"The Great Leap" w/ Kurt A. Raaflaub

Date: 

Wednesday, October 25, 2017, 5:15pm

Location: 

Semitic Museum, Room 201, 6 Divinity Avenue, Cambridge, MA

HARVARD HISTORY AND ARCHAEOLOGY OF ANCIENT NEAR EASTERN SOCIETIES WORKSHOP

Kurt A. Raaflaub
Prof. emer. of Classics, Brown University

THE ‘GREAT LEAP’ IN EARLY GREEK POLITICS AND POLITICAL THOUGHT THE END OF AN EAST-WEST KOINĒ

Wednesday, October 25th, 2017, at 5:15 p.m. 

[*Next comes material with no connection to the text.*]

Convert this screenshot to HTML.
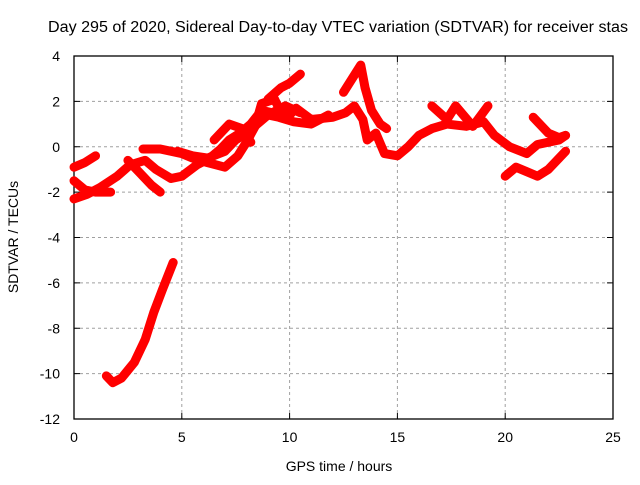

Semitic Museum, Room 201, 6 Divinity Avenue, Cambridge, MA

Scholars find increasing evidence that a “cultural koine” existed in the eastern Mediterranean world in the early Iron Age, just as it had in the Late Bronze Age. As far as political thought and practice are concerned, however, such a koine ended in the seventh century BCE. This paper argues that patterns visible in these areas and widely shared by Greeks and Near Eastern societies, are still visible in the early seventh century. Soon thereafter, though, the Greeks diverged from that common tradition; they embarked on a path of radical innovation that has no parallels in the Ancient Near East, took their fledgling political life and thinking in a decidedly new direction that enabled them to discover ideas, values, institutions, and procedures that had a profound and long-lasting impact on the development of western political thought and action. The first—and for the present occasion most important—part of the paper reconstructs the early Iron Age east-west koine in political thought and practice, based on close analogies in two areas. One is the way in which Greek, Assyrian, and Hebrew (Biblical) political thinking deals with the issue of injustice, committed by leaders, rulers, or the elite, that harms the entire community and is punished by divine intervention. The other concerns, in the same societies, the role and function of assemblies and councils and relations between these two institutions. The second part of the paper discusses, more briefly, the Greek “break-away” from the traditional koine and its historical significance. The final part tries to explain this “great leap” and to place it in its historical context.